From the 2008 election cycle, the Adelsons contributed tens of millions of dollars to Republican candidates, pledging US$100 million to campaigns in 2012, 2016, 2018 and 2020. Many saw the Adelsons motivating Donald Trump’s decision to relocate the US embassy in Israel to Jerusalem.
Dr Adelson, born Miriam Farbstein in Tel Aviv in 1945 under British Mandate, is often seen as the driving force of Adelson’s staunchly pro-Israeli outlook. However, Adelson traced his Jewish identity to his childhood home with a pushke, a charity box where his father, a Boston taxi driver eking out a living during The Great Depression, deposited a few coins a week for those “worse off than we are.”
On his first visit to Israel, Adelson wore a pair of his father’s shoes. The Adelsons donated hundreds of millions of dollars to Jewish and Zionist causes, including the Yad Varshem Holocaust Memorial, Taglich-Birthright Israel sponsoring trips to Israel for American Jewish adolescents, and an Israeli American school near their Nevada home that their two sons attended.
In 2007, the Adelsons launched Israel Hayom, a free daily that quickly achieved the nation’s top circulation. Hayom supported their hard right political stance, opposing a Palestinian state and promoting settlements in the occupied territories. The family has reportedly invested more than US$50 million in the newspaper that long supported Likud leader Benyamin Netanyahu. Sivan Dumont, the younger of Dr Adelson’s two daughters from her first marriage, is reportedly active in Hayom, and in 2018, Dr Adelson was named its publisher.
In 2015, the Adelsons acquired Nevada’s high circulation newspaper, the Las Vegas Review-Journal, in a deal orchestrated by Patrick Dumont, Sivan Dumont’s husband, then a LVS senior vice president, now its CFO. The Adelson motive may have been more friendly coverage – and some writers critical of LVS left in the wake of the deal – as well as more political clout. The Las Vegas Review-Journal was the only major US paper to endorse Donald Trump for President in 2016, but Trump lost the state of Nevada.
The Adelsons also funded anti-drug efforts. Dr Adelson specializes in anti-addiction treatment and has been active in clinics in Israel and the US. Long an addict, Adelson’s eldest son from his first marriage, Mitchell, died of an overdose in 2005.
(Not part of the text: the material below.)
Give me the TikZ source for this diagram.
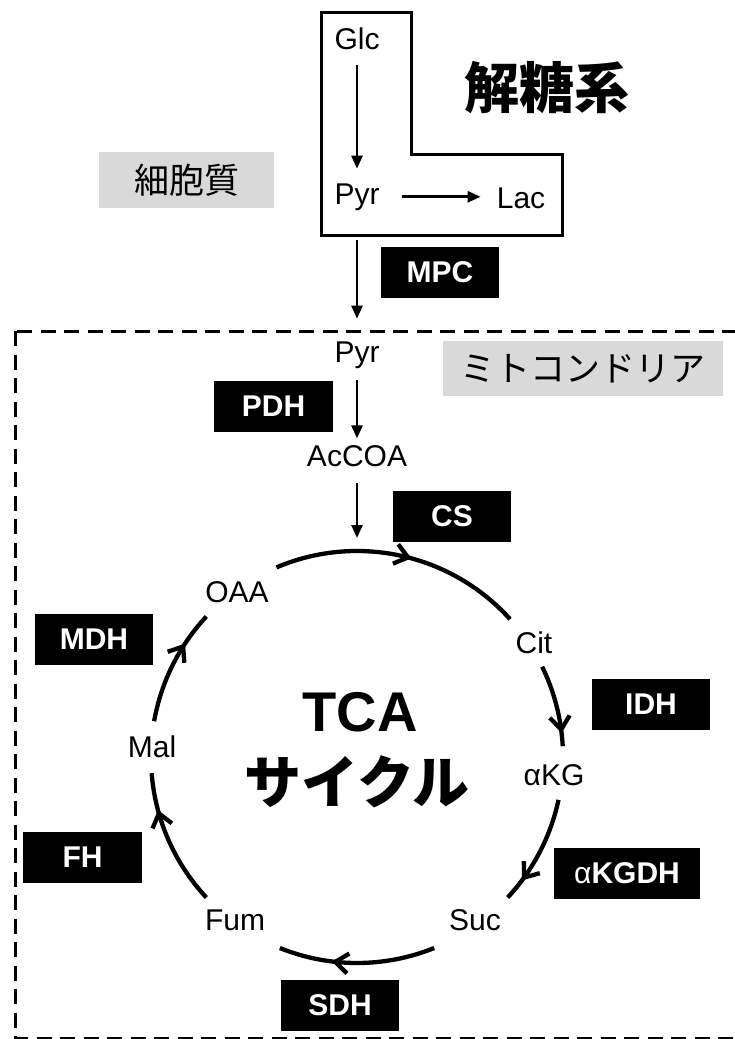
\documentclass[tikz,border=0pt]{standalone}
\usepackage{fontspec}
\setmainfont{Liberation Sans}
\newfontfamily\jp{Noto Sans CJK JP}
\usetikzlibrary{arrows.meta,calc,decorations.markings}

\begin{document}
\begin{tikzpicture}[x=1pt,y=1pt,
  metab/.style={font=\fontsize{30}{36}\selectfont, inner sep=0pt, anchor=base},
  enz/.style={fill=black, text=white, font=\bfseries\fontsize{30}{36}\selectfont,
    minimum width=118pt, minimum height=51pt, inner sep=0pt},
  region/.style={fill=black!15, inner sep=0pt, font=\jp\fontsize{35}{40}\selectfont},
  flow/.style={line width=2.6pt, -{Triangle[length=13pt,width=11pt]}},
  cyc/.style={line width=4.3pt,
    decoration={markings, mark=at position #1 with {\arrow{Straight Barb[length=13pt,width=20pt]}}},
    postaction={decorate}},
  membrane/.style={line width=3pt, dash pattern=on 15pt off 8.5pt},
]
\useasboundingbox (0,0) rectangle (735,-1039);
\fill[white] (0,0) rectangle (735,-1039);
\clip (0,0) rectangle (735,-1039);

% mitochondrial membrane
\draw[membrane] (15,-331) rectangle (750,-1038);

% glycolysis compartment
\draw[line width=3pt, line join=miter] (321,-12) -- (411,-12) -- (411,-154) -- (562,-154)
  -- (562,-235) -- (321,-235) -- cycle;
\coordinate (lbot) at (357,-235);

% compartment labels
\node[region, minimum width=175pt, minimum height=56pt] (cyto) at (186.5,-180) {細胞質};
\node[region, minimum width=280pt, minimum height=55pt] (mito) at (583,-368.5) {ミトコンドリア};
\node[font=\jp\bfseries\fontsize{55}{60}\selectfont, inner sep=0pt] (glyco) at (547,-88) {解糖系};

% metabolites
\node[metab] (glc) at (357,-49) {Glc};
\node[metab] (pyrA) at (357,-204) {Pyr};
\node[metab] (lac) at (521,-208) {Lac};
\node[metab] (pyrB) at (357,-362) {Pyr};
\node[metab] (acoa) at (357,-466) {AcCOA};
\node[metab] (oaa) at (237,-602) {OAA};
\node[metab] (cit) at (534,-653) {Cit};
\node[metab] (akg) at (554,-785) {αKG};
\node[metab] (suc) at (475,-930) {Suc};
\node[metab] (fum) at (235,-930) {Fum};
\node[metab] (mal) at (152,-757) {Mal};

% cycle title
\node[font=\bfseries\fontsize{56}{60}\selectfont, inner sep=0pt, anchor=base] (tca) at (360,-731) {TCA};
\node[font=\jp\bfseries\fontsize{57}{60}\selectfont, inner sep=0pt] (cyclename) at (357,-782) {サイクル};

% enzymes
\node[enz] (mpc) at (440,-272.5) {MPC};
\node[enz, minimum width=119pt] (pdh) at (273.5,-406.5) {PDH};
\node[enz] (cs) at (452,-516.5) {CS};
\node[enz] (mdh) at (94,-639) {MDH};
\node[enz] (idh) at (651,-704) {IDH};
\node[enz, minimum width=119pt] (fh) at (82.5,-857) {FH};
\node[enz, minimum width=146pt] (akgdh) at (627,-873) {{\mdseries α}KGDH};
\node[enz] (sdh) at (340,-1005) {SDH};

% linear steps
\draw[flow, shorten <=16pt, shorten >=14.5pt] (glc.south) -- (pyrA.north);
\draw[flow, shorten <=22pt, shorten >=16pt] (pyrA.east) -- (pyrA.east -| lac.west);
\draw[flow, shorten <=5pt, shorten >=22.5pt] (lbot) -- (pyrB.north);
\draw[flow, shorten <=12pt, shorten >=6.5pt] (pyrB.south) -- (acoa.north);

% TCA cycle
\coordinate (c) at (357,-757);
\coordinate (ctop) at ($(c)+(90:206)$);
\draw[flow, shorten <=16pt, shorten >=13pt] (acoa.south) -- (ctop);
\draw[cyc=0.54] ($(c)+(113:206)$) arc[start angle=113, end angle=42, radius=206];
\draw[cyc=0.84] ($(c)+(26:206)$) arc[start angle=26, end angle=3, radius=206];
\draw[cyc=0.8] ($(c)+(-12:206)$) arc[start angle=-12, end angle=-43, radius=206];
\draw[cyc=0.66] ($(c)+(-68:206)$) arc[start angle=-68, end angle=-112, radius=206];
\draw[cyc=0.73] ($(c)+(223:206)$) arc[start angle=223, end angle=184.5, radius=206];
\draw[cyc=0.71] ($(c)+(170:206)$) arc[start angle=170, end angle=137, radius=206];
\end{tikzpicture}
\end{document}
Adelson had two sons and a daughter from that marriage. Mitchell and brother Gary unsuccessfully sued Adelson over his redemption price for their shares in the Comdex computer trade show, which was sold for a substantially higher valuation soon after. Their sister Shelley’s husband worked with LVS, continuing long after the couple divorced.
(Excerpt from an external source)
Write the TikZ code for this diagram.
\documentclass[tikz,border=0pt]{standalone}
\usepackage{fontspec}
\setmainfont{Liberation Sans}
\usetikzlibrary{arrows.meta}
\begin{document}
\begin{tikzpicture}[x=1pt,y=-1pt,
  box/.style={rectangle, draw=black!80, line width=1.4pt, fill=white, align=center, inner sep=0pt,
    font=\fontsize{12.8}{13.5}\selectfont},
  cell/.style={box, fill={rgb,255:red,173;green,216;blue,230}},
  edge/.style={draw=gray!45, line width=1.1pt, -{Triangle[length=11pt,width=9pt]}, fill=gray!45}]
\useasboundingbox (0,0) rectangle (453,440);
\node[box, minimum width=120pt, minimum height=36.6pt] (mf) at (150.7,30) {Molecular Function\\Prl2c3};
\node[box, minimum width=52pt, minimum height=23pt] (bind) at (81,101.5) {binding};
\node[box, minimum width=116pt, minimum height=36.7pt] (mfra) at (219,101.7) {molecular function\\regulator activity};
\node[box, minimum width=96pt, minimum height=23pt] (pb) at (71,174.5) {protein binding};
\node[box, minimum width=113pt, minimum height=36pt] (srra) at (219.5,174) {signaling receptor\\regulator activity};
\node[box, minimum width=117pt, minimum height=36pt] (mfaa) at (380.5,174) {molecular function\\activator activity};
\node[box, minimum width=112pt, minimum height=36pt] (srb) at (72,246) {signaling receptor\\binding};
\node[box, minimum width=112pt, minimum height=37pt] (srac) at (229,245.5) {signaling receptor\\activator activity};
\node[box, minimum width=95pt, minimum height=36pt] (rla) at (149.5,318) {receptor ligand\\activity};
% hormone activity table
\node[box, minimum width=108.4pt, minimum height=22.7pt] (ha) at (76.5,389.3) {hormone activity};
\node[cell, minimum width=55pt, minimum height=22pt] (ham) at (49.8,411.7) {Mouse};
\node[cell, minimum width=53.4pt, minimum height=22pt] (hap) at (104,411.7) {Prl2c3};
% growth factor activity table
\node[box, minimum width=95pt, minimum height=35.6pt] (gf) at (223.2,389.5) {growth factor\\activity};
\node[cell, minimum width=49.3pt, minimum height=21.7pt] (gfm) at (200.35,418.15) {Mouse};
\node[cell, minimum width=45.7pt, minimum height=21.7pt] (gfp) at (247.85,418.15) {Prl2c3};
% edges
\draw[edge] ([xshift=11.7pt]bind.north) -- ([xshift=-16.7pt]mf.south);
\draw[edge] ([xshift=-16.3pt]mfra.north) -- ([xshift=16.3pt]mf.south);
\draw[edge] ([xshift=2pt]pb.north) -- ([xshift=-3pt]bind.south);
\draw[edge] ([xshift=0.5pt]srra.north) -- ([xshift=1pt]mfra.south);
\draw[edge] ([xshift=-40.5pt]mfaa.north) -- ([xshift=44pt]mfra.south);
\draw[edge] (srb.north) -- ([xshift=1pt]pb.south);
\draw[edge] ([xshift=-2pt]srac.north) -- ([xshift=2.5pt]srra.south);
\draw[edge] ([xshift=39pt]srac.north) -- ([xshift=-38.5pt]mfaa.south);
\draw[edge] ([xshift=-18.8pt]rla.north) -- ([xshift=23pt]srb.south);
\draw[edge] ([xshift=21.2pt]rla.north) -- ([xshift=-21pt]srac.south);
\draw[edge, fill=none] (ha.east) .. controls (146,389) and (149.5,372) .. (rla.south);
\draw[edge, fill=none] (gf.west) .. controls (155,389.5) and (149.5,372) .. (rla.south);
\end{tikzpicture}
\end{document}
Behind Adelson’s tough exterior lay countless untold stories of serious philanthropy and largesse. When the global pandemic impacted Las Vegas, Macau and Singapore, Adelson insisted Sands’ team members across the globe continue to receive full pay and health care insurance. While many of his philanthropic and even nation-building efforts are well known, there are many more for which he may only receive recognition as history unfolds. Adelson exhibited a true commitment to philanthropy and love of his family, and he will be sorely missed by many across the planet.